# [SHORT PROBLEM]
Looking through the listing, how many of its lines hold the word "chart"? Answer with only the number.

[Items listed in a dataset]
- - - - -

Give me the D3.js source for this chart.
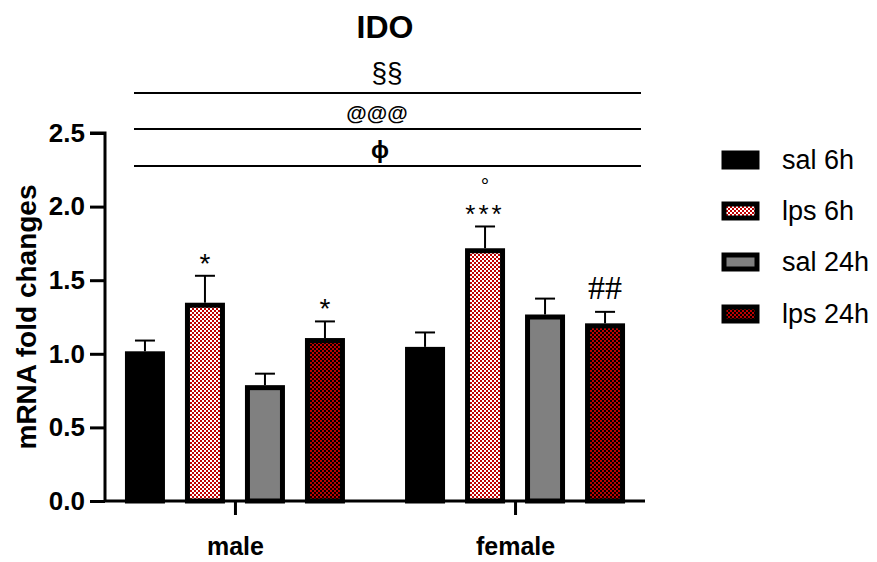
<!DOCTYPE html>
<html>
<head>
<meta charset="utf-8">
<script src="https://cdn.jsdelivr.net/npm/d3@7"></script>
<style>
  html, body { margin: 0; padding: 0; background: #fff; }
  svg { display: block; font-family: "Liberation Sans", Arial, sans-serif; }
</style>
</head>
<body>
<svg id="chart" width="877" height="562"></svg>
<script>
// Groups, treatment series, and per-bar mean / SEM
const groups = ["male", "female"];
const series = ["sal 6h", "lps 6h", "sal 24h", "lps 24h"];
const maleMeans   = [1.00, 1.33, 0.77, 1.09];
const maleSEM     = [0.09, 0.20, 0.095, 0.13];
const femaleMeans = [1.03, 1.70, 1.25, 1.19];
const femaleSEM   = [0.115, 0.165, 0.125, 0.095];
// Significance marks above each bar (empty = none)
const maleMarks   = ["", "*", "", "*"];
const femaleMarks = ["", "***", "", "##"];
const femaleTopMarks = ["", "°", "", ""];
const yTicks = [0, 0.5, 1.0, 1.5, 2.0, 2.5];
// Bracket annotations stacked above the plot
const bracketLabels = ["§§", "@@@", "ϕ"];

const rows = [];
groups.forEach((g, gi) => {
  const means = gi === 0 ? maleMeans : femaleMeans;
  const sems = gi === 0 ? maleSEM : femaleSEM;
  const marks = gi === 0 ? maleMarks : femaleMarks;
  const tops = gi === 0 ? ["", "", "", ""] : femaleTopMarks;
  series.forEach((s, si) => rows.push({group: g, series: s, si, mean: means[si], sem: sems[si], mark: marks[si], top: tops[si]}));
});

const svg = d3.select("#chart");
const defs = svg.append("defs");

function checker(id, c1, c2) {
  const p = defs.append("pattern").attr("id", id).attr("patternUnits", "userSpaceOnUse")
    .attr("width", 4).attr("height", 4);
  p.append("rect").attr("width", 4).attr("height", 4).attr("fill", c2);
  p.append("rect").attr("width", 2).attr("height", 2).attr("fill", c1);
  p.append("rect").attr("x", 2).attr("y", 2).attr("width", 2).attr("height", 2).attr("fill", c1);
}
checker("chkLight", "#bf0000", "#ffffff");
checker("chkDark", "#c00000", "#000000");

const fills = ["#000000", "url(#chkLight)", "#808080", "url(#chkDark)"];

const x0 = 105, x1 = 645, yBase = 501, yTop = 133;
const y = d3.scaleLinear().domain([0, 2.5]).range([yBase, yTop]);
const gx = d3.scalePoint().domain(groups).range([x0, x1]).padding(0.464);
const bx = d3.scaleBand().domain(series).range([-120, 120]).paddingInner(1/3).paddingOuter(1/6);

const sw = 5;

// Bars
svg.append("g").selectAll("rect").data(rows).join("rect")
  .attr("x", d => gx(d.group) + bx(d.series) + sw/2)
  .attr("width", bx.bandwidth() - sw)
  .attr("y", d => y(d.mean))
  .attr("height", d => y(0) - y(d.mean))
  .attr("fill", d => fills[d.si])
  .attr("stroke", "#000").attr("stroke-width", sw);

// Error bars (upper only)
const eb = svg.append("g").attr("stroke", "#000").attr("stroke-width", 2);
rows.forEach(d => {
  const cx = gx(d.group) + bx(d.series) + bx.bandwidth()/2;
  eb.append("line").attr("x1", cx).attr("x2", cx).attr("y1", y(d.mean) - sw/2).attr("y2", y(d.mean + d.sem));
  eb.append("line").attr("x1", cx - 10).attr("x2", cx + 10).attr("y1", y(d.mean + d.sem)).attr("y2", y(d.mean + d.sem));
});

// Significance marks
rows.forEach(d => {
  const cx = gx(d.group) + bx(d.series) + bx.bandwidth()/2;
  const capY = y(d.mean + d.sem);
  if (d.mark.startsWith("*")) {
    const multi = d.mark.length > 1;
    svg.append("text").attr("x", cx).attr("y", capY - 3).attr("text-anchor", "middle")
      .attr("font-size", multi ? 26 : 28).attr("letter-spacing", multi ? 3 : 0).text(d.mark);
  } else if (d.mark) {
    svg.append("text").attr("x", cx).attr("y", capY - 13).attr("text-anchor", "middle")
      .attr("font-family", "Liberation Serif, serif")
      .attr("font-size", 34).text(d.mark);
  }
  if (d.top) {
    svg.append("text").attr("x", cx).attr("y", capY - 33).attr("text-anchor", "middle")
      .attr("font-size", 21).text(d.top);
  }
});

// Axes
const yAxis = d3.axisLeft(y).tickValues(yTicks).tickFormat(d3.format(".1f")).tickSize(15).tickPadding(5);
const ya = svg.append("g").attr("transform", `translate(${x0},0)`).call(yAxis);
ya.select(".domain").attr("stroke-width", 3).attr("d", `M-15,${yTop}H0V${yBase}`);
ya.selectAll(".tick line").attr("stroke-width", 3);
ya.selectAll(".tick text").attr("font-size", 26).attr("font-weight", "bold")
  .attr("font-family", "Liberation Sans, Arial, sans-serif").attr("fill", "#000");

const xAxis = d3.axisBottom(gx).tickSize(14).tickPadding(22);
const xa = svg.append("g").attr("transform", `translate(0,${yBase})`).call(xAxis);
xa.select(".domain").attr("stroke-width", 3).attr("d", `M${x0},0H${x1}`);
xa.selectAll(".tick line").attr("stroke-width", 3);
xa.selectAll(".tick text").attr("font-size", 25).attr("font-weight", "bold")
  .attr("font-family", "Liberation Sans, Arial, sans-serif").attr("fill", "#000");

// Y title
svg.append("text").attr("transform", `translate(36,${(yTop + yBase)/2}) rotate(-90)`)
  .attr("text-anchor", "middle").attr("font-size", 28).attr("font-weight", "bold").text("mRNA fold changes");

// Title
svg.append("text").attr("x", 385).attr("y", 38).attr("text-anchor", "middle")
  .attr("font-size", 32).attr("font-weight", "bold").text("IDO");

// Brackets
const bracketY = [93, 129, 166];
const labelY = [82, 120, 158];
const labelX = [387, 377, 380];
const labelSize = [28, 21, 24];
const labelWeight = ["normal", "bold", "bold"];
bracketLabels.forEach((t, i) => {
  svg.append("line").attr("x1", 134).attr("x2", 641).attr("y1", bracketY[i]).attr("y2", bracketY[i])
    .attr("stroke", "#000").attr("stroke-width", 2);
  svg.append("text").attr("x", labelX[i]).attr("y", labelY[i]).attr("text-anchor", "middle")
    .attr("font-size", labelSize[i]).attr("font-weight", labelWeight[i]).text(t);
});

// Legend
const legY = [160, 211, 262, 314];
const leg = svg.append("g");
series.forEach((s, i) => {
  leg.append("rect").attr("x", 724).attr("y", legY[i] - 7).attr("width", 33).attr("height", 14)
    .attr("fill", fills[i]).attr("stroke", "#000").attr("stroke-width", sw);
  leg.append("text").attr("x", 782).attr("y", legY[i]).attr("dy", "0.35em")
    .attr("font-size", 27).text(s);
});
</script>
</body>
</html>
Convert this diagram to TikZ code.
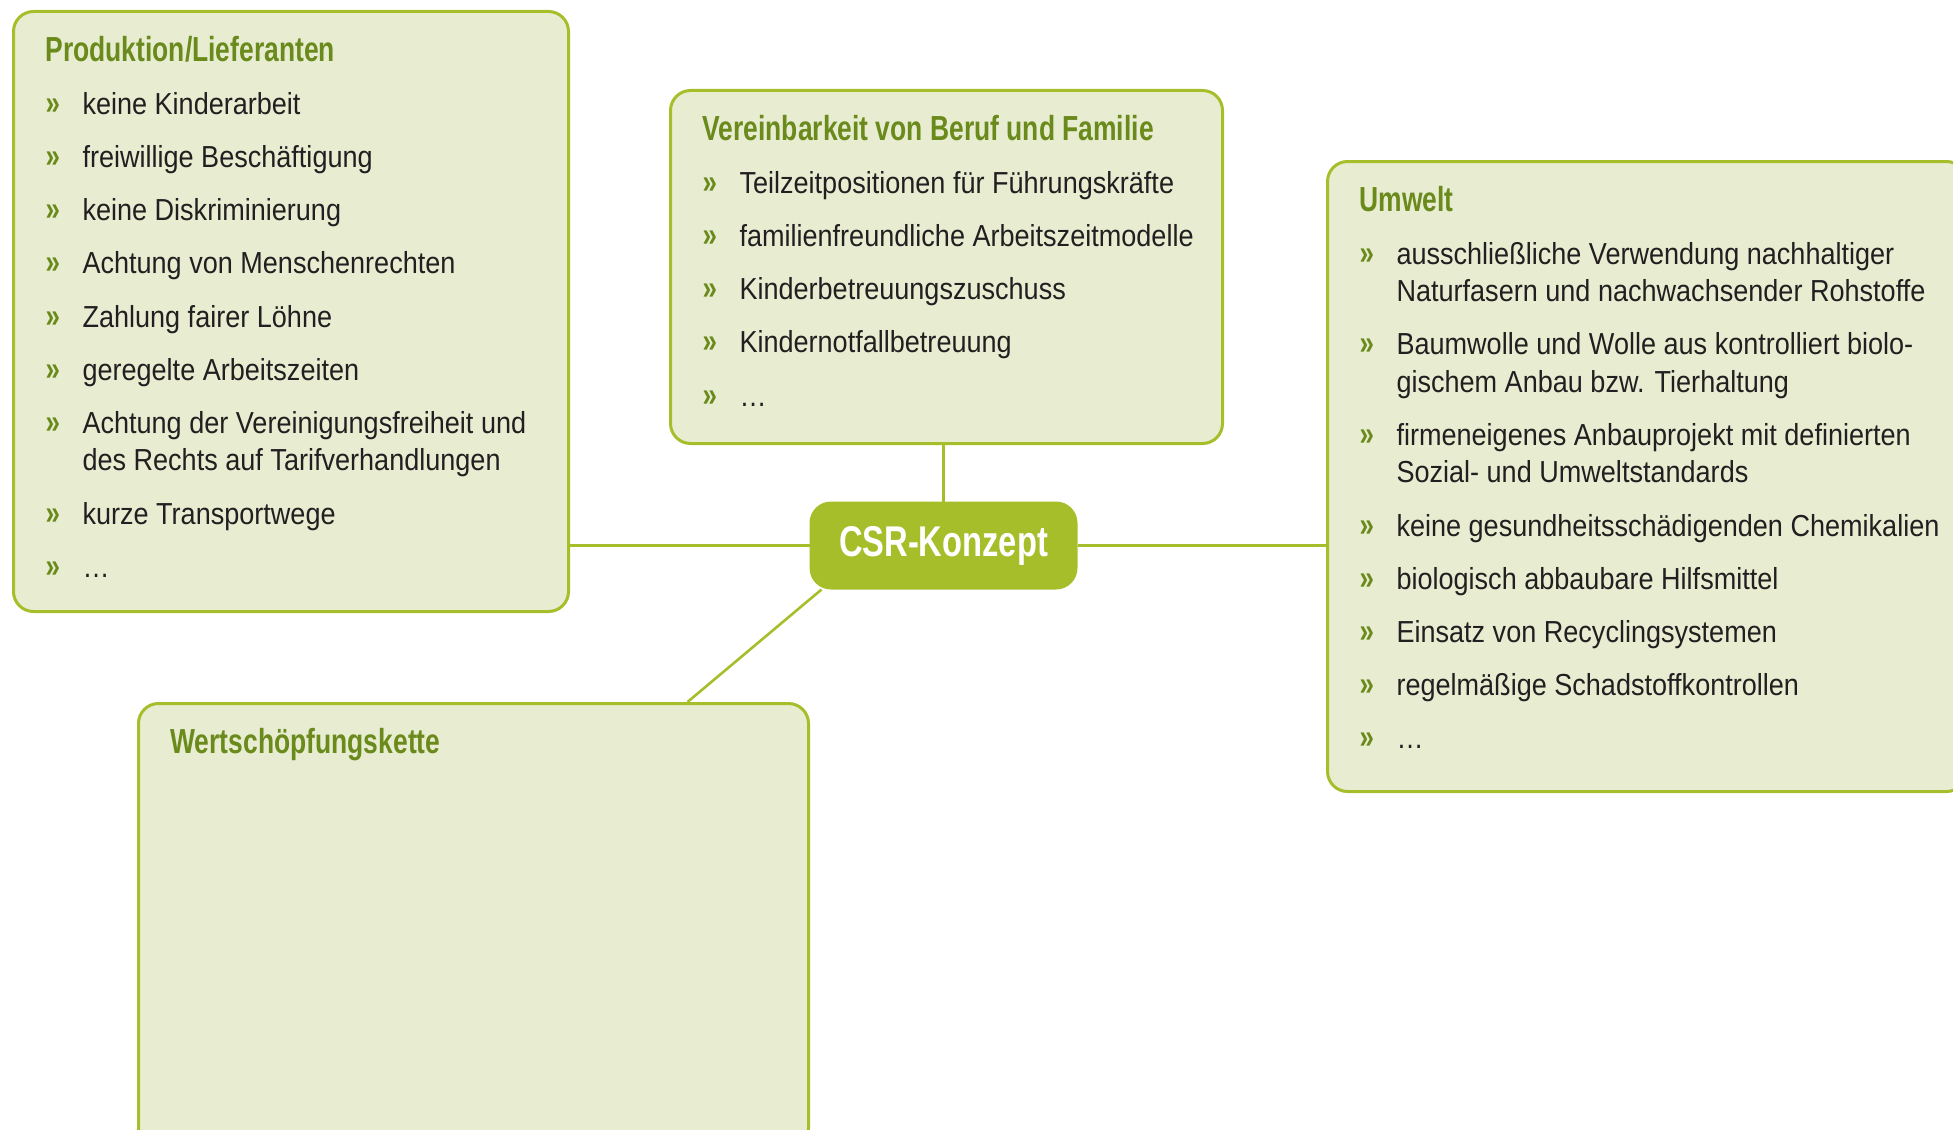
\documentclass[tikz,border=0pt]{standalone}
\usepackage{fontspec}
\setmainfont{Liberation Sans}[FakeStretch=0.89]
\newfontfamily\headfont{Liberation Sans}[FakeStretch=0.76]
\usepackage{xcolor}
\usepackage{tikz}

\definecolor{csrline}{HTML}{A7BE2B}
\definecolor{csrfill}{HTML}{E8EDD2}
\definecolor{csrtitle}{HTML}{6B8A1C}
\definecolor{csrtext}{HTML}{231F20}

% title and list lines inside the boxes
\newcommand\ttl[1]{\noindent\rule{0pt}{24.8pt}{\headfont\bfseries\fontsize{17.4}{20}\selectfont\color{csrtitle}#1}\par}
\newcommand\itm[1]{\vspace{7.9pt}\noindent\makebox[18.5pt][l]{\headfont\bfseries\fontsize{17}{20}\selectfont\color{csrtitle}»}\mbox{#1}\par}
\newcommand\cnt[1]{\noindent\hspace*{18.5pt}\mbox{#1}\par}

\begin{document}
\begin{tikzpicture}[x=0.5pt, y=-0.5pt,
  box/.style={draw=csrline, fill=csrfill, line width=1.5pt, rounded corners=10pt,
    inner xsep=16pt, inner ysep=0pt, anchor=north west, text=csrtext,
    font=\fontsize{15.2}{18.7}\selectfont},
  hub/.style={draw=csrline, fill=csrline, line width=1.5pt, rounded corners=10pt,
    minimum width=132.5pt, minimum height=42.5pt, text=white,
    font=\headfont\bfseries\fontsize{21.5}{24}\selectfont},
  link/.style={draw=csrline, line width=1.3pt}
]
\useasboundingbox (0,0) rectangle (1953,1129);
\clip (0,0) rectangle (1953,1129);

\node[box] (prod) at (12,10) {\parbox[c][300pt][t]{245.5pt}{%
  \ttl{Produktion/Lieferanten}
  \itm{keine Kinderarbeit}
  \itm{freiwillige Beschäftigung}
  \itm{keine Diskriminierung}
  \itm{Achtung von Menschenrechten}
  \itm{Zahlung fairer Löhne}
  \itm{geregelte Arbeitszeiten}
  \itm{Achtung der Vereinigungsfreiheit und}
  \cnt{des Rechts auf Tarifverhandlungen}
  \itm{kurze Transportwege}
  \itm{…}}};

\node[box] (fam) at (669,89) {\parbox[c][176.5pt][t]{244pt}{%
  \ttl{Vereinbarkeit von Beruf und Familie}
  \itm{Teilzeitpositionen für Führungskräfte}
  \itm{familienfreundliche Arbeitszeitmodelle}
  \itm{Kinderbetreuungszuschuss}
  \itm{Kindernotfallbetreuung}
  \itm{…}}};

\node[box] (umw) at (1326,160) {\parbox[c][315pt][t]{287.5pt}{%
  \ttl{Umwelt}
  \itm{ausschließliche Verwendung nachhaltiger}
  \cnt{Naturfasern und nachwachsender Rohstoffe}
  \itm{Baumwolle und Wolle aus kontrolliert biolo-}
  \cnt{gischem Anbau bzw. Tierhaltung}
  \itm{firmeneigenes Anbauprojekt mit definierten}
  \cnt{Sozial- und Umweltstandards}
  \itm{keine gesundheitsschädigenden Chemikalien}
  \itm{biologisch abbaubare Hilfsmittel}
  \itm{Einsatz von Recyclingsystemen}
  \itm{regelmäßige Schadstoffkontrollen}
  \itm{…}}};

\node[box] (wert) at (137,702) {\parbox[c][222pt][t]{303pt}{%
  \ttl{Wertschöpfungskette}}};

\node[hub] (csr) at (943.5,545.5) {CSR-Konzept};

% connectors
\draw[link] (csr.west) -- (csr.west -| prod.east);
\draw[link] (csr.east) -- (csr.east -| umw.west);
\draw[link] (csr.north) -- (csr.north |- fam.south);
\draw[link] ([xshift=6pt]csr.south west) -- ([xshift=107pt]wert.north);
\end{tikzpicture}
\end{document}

- - - - -

# [RESPONSE]
3